At some point, the Broncos will make their position on these issues known.  Then, Marshall and the NFLPA will have to decide whether to fight the issue.  (An interesting subplot in this regard will be whether the union will hire Jeffrey Kessler to handle the case; if he isn’t, it would strengthen the perception that the new regime is phasing him out.)

In the end, we might have another T.O.-Eagles showdown.

And, in this case, there could be multiple rounds.  The CBA allows the teams to impose multiple suspensions of up to four weeks.  So, if Marshall doesn’t change his ways, he might be suspended again and again.

For now, though, it doesn’t look good for Marshall.  As one league source pointed out after viewing the video of Marshall’s recent practice antics, “He’s not gonna have a leg to stand on” if he appeals the suspension.

14 responses to “CBA not completely clear on preseason suspensions and fine

  1. A year ago the Panthers announced in early August that they were suspending Steve Smith for the first 2 regular season games.
    As it is, Marshall has hardly practiced with Denver and hasn’t played a preseason game. If the Broncos wanted to be tough, they can keep letting him do just that and announce he’s suspended for X number of games when the season starts, just as the Panthers did with Smith. That would allow them to give Marshall the maximum 4 games.
    But Adam Schefter is saying the suspension is just for the PRESEASON, so I guess the Broncos don’t actually want to be tough.

  2. This is where I think the Commisioner should step in an impose a league suspension if the player continues with his antics. If after a team suspends a player for conduct detrimental to the team for four weeks, the commish should impose a suspension and fine for conduct detrimental to the league after that.

  3. Too bad he doesn’t play for the Vikings, he could take it to state court and the friendly confines of a season ticket holding judge and get relief from the CBA regulations.

  4. I hope he stands on the Bears’ sideline during Sunday night’s game and then makes faces at Joshy McDanhole all night.

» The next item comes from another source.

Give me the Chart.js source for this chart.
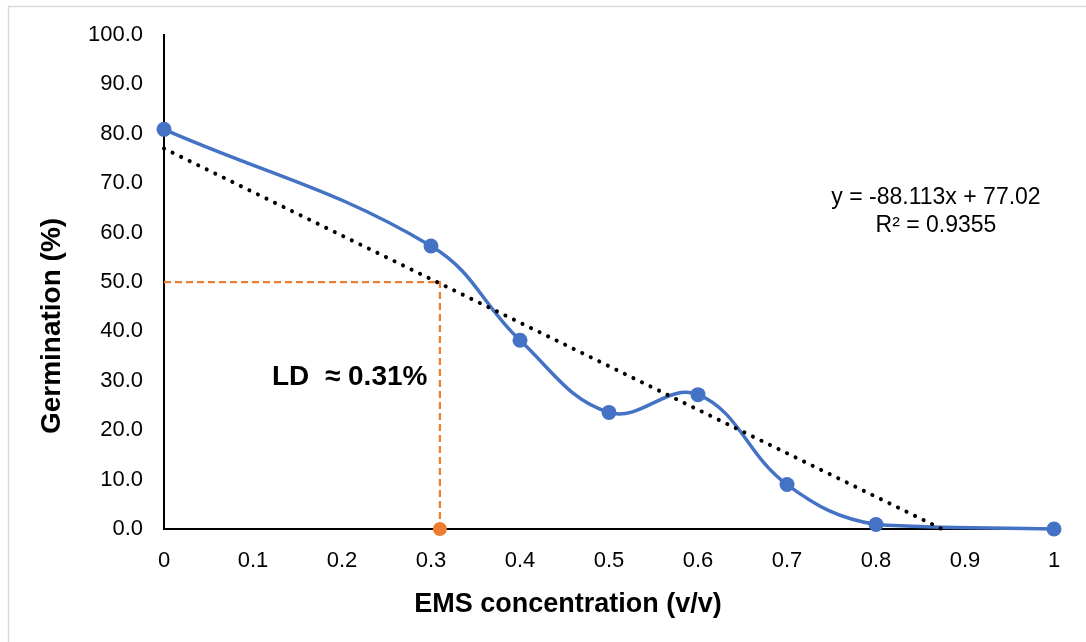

  5. From the quote you have, it sounds like he can be fined 1 week paycheck or suspended up to 4. Doesn’t sound like he could be fined for 4 (unless the clause is invoked 4 times in a row).

  6. @stadter
    I think your interpretation is correct… The fine is a separate dollar amount unrelated to lost pay for a suspension. Thus a max fine of one week’s pay, plus losing a max of an additional four week’s pay because of a suspension — which results in a maximum total loss of 5 week’s pay.

  7. Compounding his problems (“it doesn’t look good for Marshall”) is your earlier speculation about his financial concerns.
    Is he really bankrupt?
    If so, his situation has gone from absurdly to catastrophic.
    He deserves it.

  8. # JimmySmith says: August 28, 2009 12:54 PM
    Too bad he doesn’t play for the Vikings, he could take it to state court and the friendly confines of a season ticket holding judge and get relief from the CBA regulations.
    Wow..thats reaching…even for you.

  9. @Hype
    Every post Jimmy puts out is a reach
    Don’t worry, middle school starts up next week and he won’t be posting as much.
    Then there is Dirty Sanchez Axewound.
    Enlightening us with his inane homosexual diatribe 1 post at a time.
    Dewey, your “life partner” has a Hot Carl in the oven for you.

  10. I think “Salary” is defined early in the CBA as what is used in calculating regular season salary, so the fines should be based on regular season games. The way I read that paragraph is that the Broncos can fine him 1 week of regular season salary and then do not have to pay him for the next four weeks if he remains suspended. That would be 2 weeks of no preseason pay and then 2 weeks of no game checks.